I know it may seem trivial to share a recipe in a moment of global crisis. But what is actually more important and constructive than the sentiment of sharing a slurpy bowlful of something really good with people? With finding something unique and great and nourishing and saying to others, “I really like this, it’s a bit different but I think you will like it too”?

So the recipe, such as it is, is as follows. I hope you make it, and that it brings you comfort. And that you pass on this recipe or another one you love just as much to someone else. If you can cook it for them too so much the better, the world needs more of that.

Cacio e Miso Spaghetti

Serves 2, double quantities for 4

200g spaghetti or other pasta

Large handful of shredded kale or cavolo nero if you have it

1 heaped tablespoon white miso paste

1.5 heaped tablespoons butter

50g freshly grated parmesan, plus more to serve (cheddar is fine either if you don’t have parm)

Chilli flakes

Topping of choice – roasted mushrooms, seaweed, grilled chicken…or even nothing if the cupboards are pretty bare.

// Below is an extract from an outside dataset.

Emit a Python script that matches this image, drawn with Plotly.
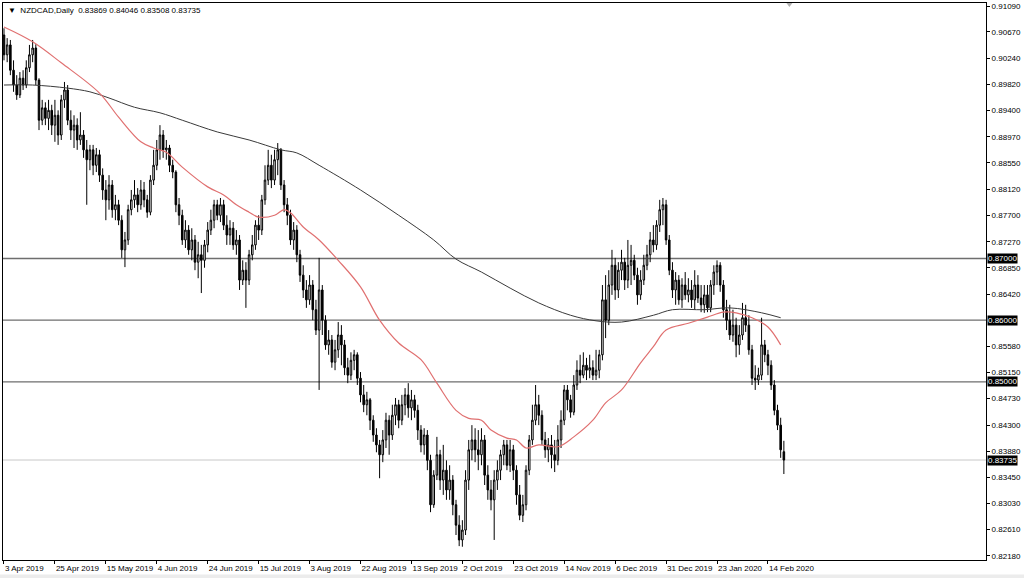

Don’t worry! This will still work!

Salt + pepper

Boil the spaghetti in a large pot of salted water. Halfway through add the kale if you’re using it. When the pasta is just about cooked, remove a cup of pasta cooking water and set aside. Drain the spaghetti, then return to the pot along with the butter, grated parmesan, spoon of miso, black pepper and a good slosh of the reserved pasta water. Stir vigorously, continuing to cook over a low heat, till the cheese has emulsified with the pasta water into a creamy sauce – it will eventually, keep going! Add more reserved pasta water if needed, you want the consistency to be quite loose, slippery and sloshy!

Heat your bowls, then serve the pasta out with tongs, making sure to share out the lovely liquid over the top. Garnish with more grated parmesan, chilli flakes and any other additions you fancy. Enjoy!